Bakkersknecht Cees van Otterlo werd naar verluidt in 1941 op de Loosduinseweg in De Haag betrapt met een wagen vol wapens. De Duitsers pakten hem op en zetten hem vele maanden lang gevangen. Op 11 april 1942 vond de uitspraak in het proces plaats.

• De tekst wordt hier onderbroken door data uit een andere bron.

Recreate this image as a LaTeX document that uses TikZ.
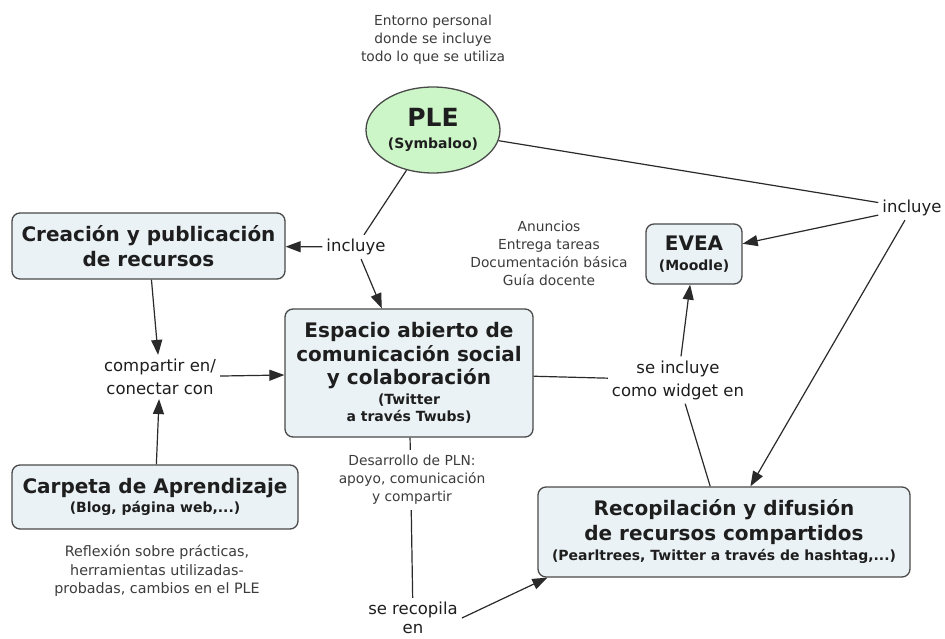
\documentclass[tikz,border=0pt]{standalone}
\usepackage{fontspec}
\setmainfont{DejaVu Sans}
\usetikzlibrary{arrows.meta,shapes.geometric}
\definecolor{boxfill}{HTML}{EAF2F5}
\definecolor{plefill}{HTML}{CCF5C8}
\definecolor{bordercol}{HTML}{4A4A4A}
\definecolor{linecol}{HTML}{2A2A2A}
\definecolor{txtcol}{HTML}{1E1E1E}
\definecolor{notecol}{HTML}{3C3C3C}
\tikzset{
  concept/.style={draw=bordercol, line width=1.3pt, rounded corners=8pt, fill=boxfill,
    align=center, inner sep=0pt, text=txtcol, font=\bfseries\fontsize{20}{24.5}\selectfont},
  linkph/.style={align=center, text=txtcol, inner sep=4pt, font=\fontsize{16.5}{23}\selectfont},
  note/.style={align=center, text=notecol, inner sep=2pt, font=\fontsize{13.8}{18}\selectfont},
  conn/.style={draw=linecol, line width=1.2pt},
  arr/.style={conn, -{Triangle[length=15pt,width=11pt]}},
}
\newcommand{\subt}[1]{{\bfseries\fontsize{14}{16}\selectfont #1}}
\begin{document}
\begin{tikzpicture}[x=1pt,y=-1pt]
\useasboundingbox (0,0) rectangle (945,639);
\fill[white] (0,0) rectangle (945,639);

% notes
\node[note] (env) at (433,40) {Entorno personal\\donde se incluye\\todo lo que se utiliza};
\node[note] (anun) at (549,253) {Anuncios\\Entrega tareas\\Documentación básica\\Guía docente};
\node[note, font=\fontsize{14.3}{18.5}\selectfont] (refl) at (157,571) {Reflexión sobre prácticas,\\herramientas utilizadas-\\probadas, cambios en el PLE};

% concepts
\node[ellipse, draw=bordercol, line width=1.3pt, fill=plefill, minimum width=134pt, minimum height=86pt,
  inner sep=0pt, align=center, text=txtcol, font=\bfseries\fontsize{25}{28}\selectfont] (ple) at (433,130)
  {PLE\\[-6pt]\subt{(Symbaloo)}};

\node[concept, minimum width=273pt, minimum height=66pt] (crea) at (148.5,246)
  {Creación y publicación\\de recursos};

\node[concept, minimum width=248pt, minimum height=128pt, font=\bfseries\fontsize{20}{23.5}\selectfont] (esp) at (409,373)
  {Espacio abierto de\\comunicación social\\y colaboración\\[-4pt]\subt{(Twitter}\\[-6pt]\subt{a través Twubs)}};

\node[concept, minimum width=286pt, minimum height=64pt] (carp) at (155,497)
  {Carpeta de Aprendizaje\\[-5pt]\subt{(Blog, página web,...)}};

\node[concept, minimum width=96pt, minimum height=60pt] (evea) at (694,254)
  {EVEA\\[-5pt]\subt{(Moodle)}};

\node[concept, minimum width=372pt, minimum height=90pt] (recbox) at (724,532)
  {Recopilación y difusión\\de recursos compartidos\\[-4pt]\subt{(Pearltrees, Twitter a través de hashtag,...)}};

% linking phrases
\node[linkph] (incl1) at (356,247) {incluye};
\node[linkph] (incl2) at (912,208) {incluye};
\node[linkph] (comp) at (160,377) {compartir en/\\conectar con};
\node[linkph] (widget) at (678,380) {se incluye\\como widget en};
\node[linkph, font=\fontsize{16.5}{19}\selectfont] (recop) at (413,618) {se recopila\\en};

% connectors
\draw[conn] (ple) -- (incl1);
\draw[arr] (incl1) -- (crea);
\draw[arr] (incl1) -- (esp);
\draw[arr] (crea) -- (comp);
\draw[arr] (comp) -- (esp);
\draw[arr] (carp) -- (comp);
\draw[conn] (ple) -- (incl2);
\draw[arr] (incl2) -- (evea);
\draw[arr] (incl2) -- (recbox);
\draw[conn] (esp) -- (widget);
\draw[arr] (widget) -- (evea);
\draw[conn] (recbox) -- (widget);
\draw[conn] (esp) -- (recop);
\draw[arr] (recop.east) -- ([xshift=10pt]recbox.south west);

% note over the connector
\node[note, fill=white, inner sep=5pt] (desa) at (412,480) {Desarrollo de PLN:\\apoyo, comunicación\\y compartir};
\end{tikzpicture}
\end{document}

Een gymnastiekleraar van 33 jaar schreef een verhaal over de aanzegging van het vonnis in Kamp Amersfoort. Hij was er op 11 april bij toen 72 mannen onder wie mijn oom ter dood veroordeeld werden. Hij beschrijft het schijnproces en de beestachtige wijze waarop de veroordeelden na het doodsvonnis werden vernederd. De gymnastiekleraar werd zelf ook veroordeeld, maar niet ter dood.
Laatste brief
Wij worden morgen vroeg weggebracht. Ik weet niet waarheen, Duitsland of naar Scheveningen en daar terechtgesteld.… Vertel het overal, schrijft Cees van Otterlo op 30 april 1942 vlak voor zijn transport naar Duitsland. In de transportauto moet hij zijn allerlaatste brief geschreven en naar buiten gegooid hebben. Een voorbijganger vond in Arnhem de in potlood geschreven brief op 1 mei 1942 om half negen ’s ochtends.

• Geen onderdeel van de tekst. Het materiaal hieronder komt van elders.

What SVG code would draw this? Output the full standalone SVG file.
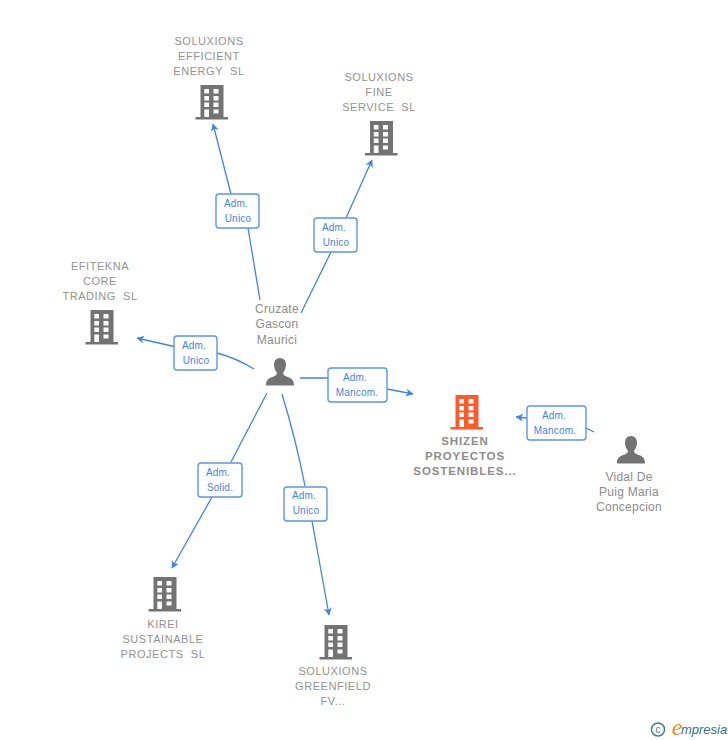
<svg xmlns="http://www.w3.org/2000/svg" width="728" height="740" viewBox="0 0 728 740">
<style>
text{font-family:"Liberation Sans",Arial,sans-serif;text-anchor:middle;white-space:pre}
.n{font-size:11px;fill:#929292;letter-spacing:.55px}
.p{font-size:12px;fill:#8c8c8c;letter-spacing:.25px}
.s{font-size:11.500px;fill:#8c8c8c;font-weight:bold;letter-spacing:.9px}
.l{font-size:10px;fill:#3f84e5;letter-spacing:.2px}
.c{fill:none;stroke:#3f84e5;stroke-width:1.300}
.b{fill:#fff;stroke:#5b97e8;stroke-width:1.400}
</style>
<defs>
<marker id="a" markerWidth="10" markerHeight="10" refX="7" refY="4.500" orient="auto" markerUnits="userSpaceOnUse"><path d="M0 0.500L7.500 4.500L0 8.500L2 4.500Z" fill="#3f84e5"/></marker>
<g id="bld"><path fill-rule="evenodd" d="M4.500 0H27.500V32H32V34.500H-0.500V32H4.500ZM8.300 4V8.500H13V4ZM17.500 4V8.500H22.500V4ZM8.300 11V15.500H13V11ZM17.500 11V15.500H22.500V11ZM8.300 17.500V22H13V17.500ZM17.500 17.500V22H22.500V17.500ZM8.300 24.500V32H13V24.500ZM17.500 24.500V28.500H22.500V24.500Z"/></g>
<path id="per" d="M14 0C10 0 8 3 8 7C8 10 9.500 13 11 15C11 17 9 18 5 19.500C1.500 21 0 23 0 27.500H28C28 23 26.500 21 23 19.500C19 18 17 17 17 15C18.500 13 20 10 20 7C20 3 18 0 14 0Z" fill="#737373"/>
</defs>
<g id="connectors">
<path class="c" d="M260 300L248 228M231 194L213 124" marker-end="url(#a)"/>
<path class="c" d="M301 313L331 252M346 218L372 160" marker-end="url(#a)"/>
<path class="c" d="M254 369Q236 358 217 353M174 346.500L137 338" marker-end="url(#a)"/>
<path class="c" d="M300 378H328M387 389L413 394" marker-end="url(#a)"/>
<path class="c" d="M267 393L231 462M212 497L172 568" marker-end="url(#a)"/>
<path class="c" d="M282 394Q296 440 305 486M312 521L329 615" marker-end="url(#a)"/>
<path class="c" d="M594 432L586 428M527 418L516 417" marker-end="url(#a)"/>
</g>
<g id="n1"><text class="n" x="209" y="45">SOLUXIONS</text><text class="n" x="209" y="60">EFFICIENT</text><text class="n" x="209" y="75">ENERGY  SL</text><use href="#bld" x="196" y="85" fill="#737373"/></g>
<g id="n2"><text class="n" x="379" y="81">SOLUXIONS</text><text class="n" x="379" y="96">FINE</text><text class="n" x="379" y="111">SERVICE  SL</text><use href="#bld" x="365.500" y="121" fill="#737373"/></g>
<g id="n3"><text class="n" x="100" y="270">EFITEKNA</text><text class="n" x="100" y="285">CORE</text><text class="n" x="100" y="300">TRADING  SL</text><use href="#bld" x="86" y="310" fill="#737373"/></g>
<g id="n4"><text class="p" x="277" y="313">Cruzate</text><text class="p" x="277" y="328">Gascon</text><text class="p" x="277" y="344">Maurici</text><use href="#per" x="266" y="358"/></g>
<g id="n5"><use href="#bld" x="451" y="395" fill="#ff5a2b"/><text class="s" x="465" y="445">SHIZEN</text><text class="s" x="465" y="460">PROYECTOS</text><text class="s" x="465" y="475">SOSTENIBLES...</text></g>
<g id="n6"><use href="#per" x="617" y="436"/><text class="p" x="629" y="481">Vidal De</text><text class="p" x="629" y="496">Puig Maria</text><text class="p" x="629" y="511">Concepcion</text></g>
<g id="n7"><use href="#bld" x="149" y="577" fill="#737373"/><text class="n" x="163" y="628">KIREI</text><text class="n" x="163" y="643">SUSTAINABLE</text><text class="n" x="163" y="658">PROJECTS  SL</text></g>
<g id="n8"><use href="#bld" x="320" y="625" fill="#737373"/><text class="n" x="333" y="675">SOLUXIONS</text><text class="n" x="333" y="690">GREENFIELD</text><text class="n" x="333" y="705">FV...</text></g>
<g id="labels">
<g id="l1"><rect class="b" x="216" y="194" width="43" height="34" rx="3"/><text class="l" x="236" y="207">Adm.</text><text class="l" x="238" y="222">Unico</text></g>
<g id="l2"><rect class="b" x="314" y="218" width="43" height="34" rx="3"/><text class="l" x="334" y="231">Adm.</text><text class="l" x="336" y="246">Unico</text></g>
<g id="l3"><rect class="b" x="174" y="336" width="43" height="34" rx="3"/><text class="l" x="194" y="349">Adm.</text><text class="l" x="196" y="364">Unico</text></g>
<g id="l4"><rect class="b" x="328" y="368" width="59" height="34" rx="3"/><text class="l" x="355" y="381">Adm.</text><text class="l" x="357" y="396">Mancom.</text></g>
<g id="l5"><rect class="b" x="527" y="406" width="59" height="34" rx="3"/><text class="l" x="554" y="419">Adm.</text><text class="l" x="555" y="434">Mancom.</text></g>
<g id="l6"><rect class="b" x="198" y="463" width="44" height="34" rx="3"/><text class="l" x="218" y="476">Adm.</text><text class="l" x="220" y="491">Solid.</text></g>
<g id="l7"><rect class="b" x="284" y="487" width="43" height="34" rx="3"/><text class="l" x="304" y="499">Adm.</text><text class="l" x="306" y="514">Unico</text></g>
</g>
<g id="logo"><circle cx="658" cy="729.500" r="6.500" fill="none" stroke="#3f7f96" stroke-width="1.500"/><text x="658" y="733" style="font-size:10px;fill:#3f7f96">c</text><text x="677" y="735" style="font-family:'Liberation Serif',serif;font-size:24px;font-style:italic;fill:#f08a1d">e</text><text x="704" y="734" style="font-family:'Liberation Sans',sans-serif;font-size:13px;font-style:italic;fill:#2f6f86">mpresia</text></g>
</svg>
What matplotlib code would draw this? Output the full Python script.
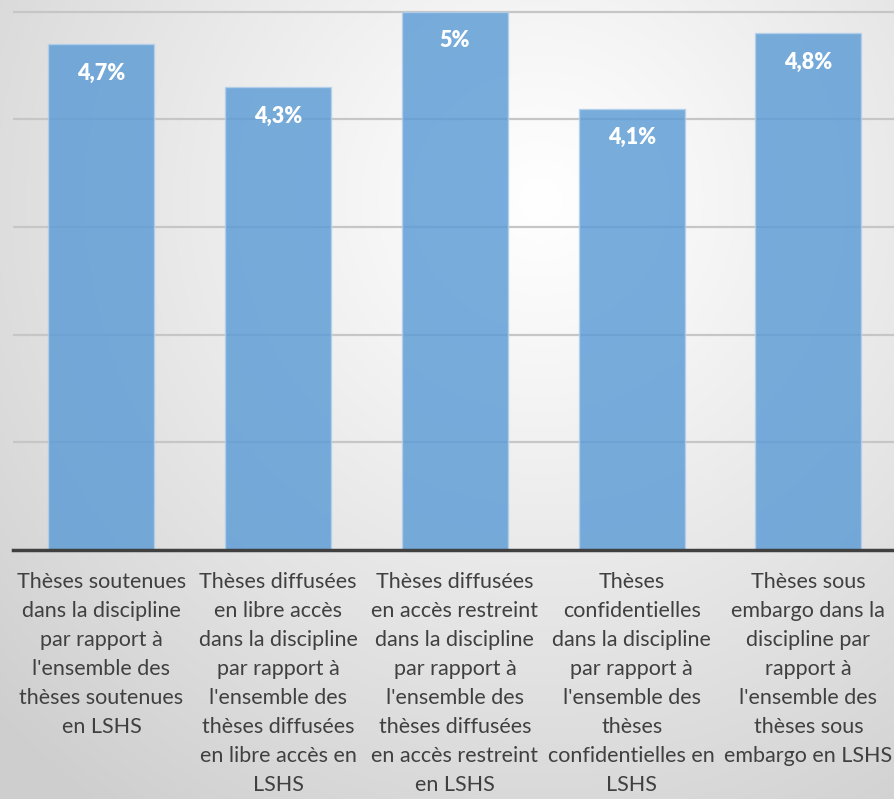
import numpy as np
import matplotlib.pyplot as plt

# données
categories = [
    "Thèses soutenues\ndans la discipline\npar rapport à\nl'ensemble des\nthèses soutenues\nen LSHS",
    "Thèses diffusées\nen libre accès\ndans la discipline\npar rapport à\nl'ensemble des\nthèses diffusées\nen libre accès en\nLSHS",
    "Thèses diffusées\nen accès restreint\ndans la discipline\npar rapport à\nl'ensemble des\nthèses diffusées\nen accès restreint\nen LSHS",
    "Thèses\nconfidentielles\ndans la discipline\npar rapport à\nl'ensemble des\nthèses\nconfidentielles en\nLSHS",
    "Thèses sous\nembargo dans la\ndiscipline par\nrapport à\nl'ensemble des\nthèses sous\nembargo en LSHS",
]
values = [4.7, 4.3, 5.0, 4.1, 4.8]
value_labels = ["4,7%", "4,3%", "5%", "4,1%", "4,8%"]

plt.rcParams['font.family'] = ['Lato', 'DejaVu Sans']

fig = plt.figure(figsize=(8.95, 7.99), dpi=100)

# fond dégradé radial
bg = fig.add_axes([0, 0, 1, 1], zorder=0)
h, w = 799, 895
yy, xx = np.mgrid[0:h, 0:w]
r = np.sqrt(((xx - 540) / 750.0) ** 2 + ((yy - 200) / 750.0) ** 2)
shade = 1.0 - 0.19 * np.clip(r, 0, 1) ** 1.1
img = np.dstack([shade, shade, shade])
bg.imshow(img, aspect='auto', extent=[0, 1, 0, 1], origin='upper')
bg.axis('off')

ax = fig.add_axes([13 / 895, 249 / 799, 1 - 13 / 895, 550 / 799], zorder=1)
ax.patch.set_alpha(0)

x = np.arange(len(values))
ax.bar(x, values, width=0.6, color='#5b9bd5', alpha=0.82,
       edgecolor='#b4d0ec', linewidth=1.0, zorder=3)

for i, v in enumerate(values):
    ax.text(i, v - 0.27, value_labels[i], ha='center', va='center',
            color='white', fontsize=15.5, fontweight='heavy', zorder=4)

ax.set_xlim(-0.5, 4.49)
ax.set_ylim(0, 5.11)
ax.set_yticks([1, 2, 3, 4, 5])
ax.yaxis.grid(True, color='#c6c6c6', linewidth=1.6, zorder=1)
ax.set_yticklabels([])
ax.tick_params(axis='y', length=0)
ax.tick_params(axis='x', length=0, pad=16)
ax.set_xticks(x)
ax.set_xticklabels(categories, fontsize=15.5, color='#404040',
                   linespacing=1.56, va='top', ha='center')

for s in ['top', 'right', 'left']:
    ax.spines[s].set_visible(False)
ax.spines['bottom'].set_color('#404040')
ax.spines['bottom'].set_linewidth(2.5)
ax.spines['bottom'].set_zorder(5)

fig.savefig('out.png', dpi=100)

Doedens: ‘Hij bezorgde, zo werd verteld, dit laatste bericht van mijn oom per fiets bij de bakkerij van mijn grootvader. Het is de brief van een gelovig man, die tot op zijn laatste ogenblikken aan zijn vrouw en kinderen dacht. Hij werd omgebracht in een kamp waar de gruwelijkheden plaats vonden waartegen hij letterlijk de wapens opnam. In Sachsenhausen kwamen tienduizenden mensen om.

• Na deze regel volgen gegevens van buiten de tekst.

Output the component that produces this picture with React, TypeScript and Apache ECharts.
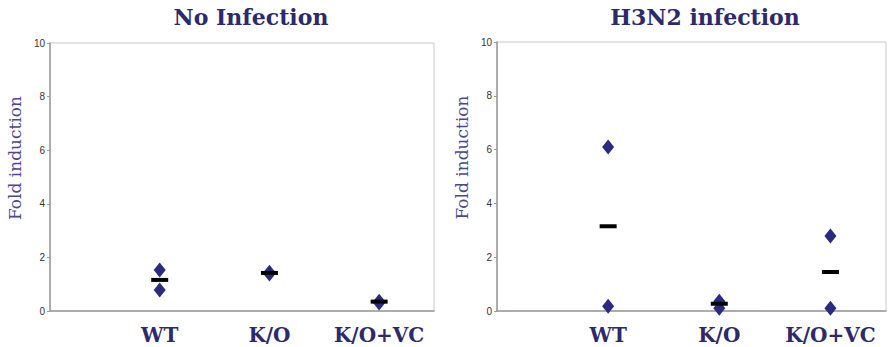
import React, { useEffect, useRef } from "react";
import * as echarts from "echarts";

const categories = ["WT", "K/O", "K/O+VC"];
const panelTitles = ["No Infection", "H3N2 infection"];
const yTicks = [0, 2, 4, 6, 8, 10];

// individual replicate values (diamonds), per category
const noInfA = [1.53, 1.45, 0.36];
const noInfB = [0.78, 1.38, 0.3];
const noInfMean = [1.16, 1.42, 0.35];

const h3n2A = [6.1, 0.36, 2.79];
const h3n2B = [0.18, 0.1, 0.1];
const h3n2Mean = [3.15, 0.27, 1.45];

const NAVY = "#2b2a80";
const TITLE = "#2d2a6a";

export default function App() {
  const ref = useRef<HTMLDivElement>(null);
  useEffect(() => {
    if (!ref.current) return;
    const chart = echarts.init(ref.current, undefined, { renderer: "svg" });
    const grids = [
      { left: 50, top: 43, width: 384, height: 268 },
      { left: 497, top: 42, width: 394, height: 269 },
    ];
    const centers = [246, 700];
    const mk = (i: number) => ({
      gridIndex: i,
      type: "value",
      min: 0,
      max: 3.5,
      interval: 1,
      axisLine: { show: true, lineStyle: { color: "#9a9a9a", width: 1.5 } },
      axisTick: { show: false },
      splitLine: { show: false },
      axisLabel: {
        margin: 14,
        color: TITLE,
        fontFamily: "DejaVu Serif",
        fontWeight: "bold",
        fontSize: 20,
        formatter: (v: number) =>
          Number.isInteger(v) && v >= 1 && v <= categories.length ? categories[v - 1] : "",
      },
    });
    const mky = (i: number) => ({
      gridIndex: i,
      type: "value",
      min: yTicks[0],
      max: yTicks[yTicks.length - 1],
      interval: 2,
      name: "Fold induction",
      nameLocation: "middle",
      nameGap: 27,
      nameTextStyle: {
        color: "#4b4890",
        fontFamily: "DejaVu Serif",
        fontSize: 17,
        padding: [0, 0, 0, 38],
      },
      axisLine: { show: true, lineStyle: { color: "#9a9a9a", width: 1.5 } },
      axisTick: { show: true, length: 3, lineStyle: { color: "#9a9a9a" } },
      splitLine: { show: false },
      axisLabel: { margin: 5, color: "#3a3030", fontFamily: "Liberation Sans", fontSize: 10 },
    });
    const pts = (a: number[], b: number[]) => {
      const out: number[][] = [];
      categories.forEach((_, k) => {
        out.push([k + 1, a[k]]);
        out.push([k + 1, b[k]]);
      });
      return out;
    };
    const means = (m: number[]) => m.map((v, k) => [k + 1, v]);
    const diamond = (i: number, d: number[][]) => ({
      type: "scatter",
      xAxisIndex: i,
      yAxisIndex: i,
      symbol: "diamond",
      symbolSize: [12, 15],
      itemStyle: { color: NAVY, opacity: 1 },
      data: d,
      z: 2,
    });
    const dash = (i: number, d: number[][]) => ({
      type: "scatter",
      xAxisIndex: i,
      yAxisIndex: i,
      symbol: "rect",
      symbolSize: [17, 4],
      itemStyle: { color: "#000", opacity: 1 },
      data: d,
      z: 3,
    });
    chart.setOption({
      animation: false,
      grid: grids.map((g) => ({ ...g, show: true, borderColor: "#c8c8c8", borderWidth: 1, backgroundColor: "transparent" })),
      xAxis: [mk(0), mk(1)],
      yAxis: [mky(0), mky(1)],
      title: panelTitles.map((t, i) => ({
        text: t,
        left: centers[i],
        top: 1,
        textAlign: "center",
        textStyle: { color: TITLE, fontFamily: "DejaVu Serif", fontWeight: "bold", fontSize: 22 },
      })),
      series: [
        diamond(0, pts(noInfA, noInfB)),
        dash(0, means(noInfMean)),
        diamond(1, pts(h3n2A, h3n2B)),
        dash(1, means(h3n2Mean)),
      ],
    });
    return () => chart.dispose();
  }, []);
  return (
    <div
      ref={ref}
      style={{ position: "fixed", left: 0, top: 0, width: 889, height: 347, background: "#fff" }}
    />
  );
}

Anne Doedens vond bij de nalatenschap van zijn moeder een medaillon met een foto van zijn oom: Mijn moeder bewaarde dit medaillon als een dierbare herinnering. Hij las ook brieven van zijn grootvader aan zijn zoon Cees, waaruit naast een rotsvast geloof ook groot verdriet sprak. Er is nooit aandacht aan gegeven. Ik wist dat de man gefusilleerd was. Mijn ouders spraken er niet over, het werd verzwegen. Velen uit hun generatie hadden niet de behoefte erover te praten.
Ik kom het nu tegen in een mapje. Bedenk even, een jonge vader besluit mee te doen aan de Ordedienst. Hij wordt in een soort onnozelheid opgepakt, want hoe kun je met wapens overdag over straat gaan. Hij schrijft een brief zonder zelfbeklag. Wij hebben de plicht om op 4 mei naar voren te halen waar onze ouders uit bescheidenheid over gezwegen hebben. We moeten de jongere generatie laten zien hoe dapper het is wat veel mensen gedaan hebben. Onze ouders zwegen, maar wij mogen over gebrek aan respect voor anderen en voor het leven onze mond niet houden.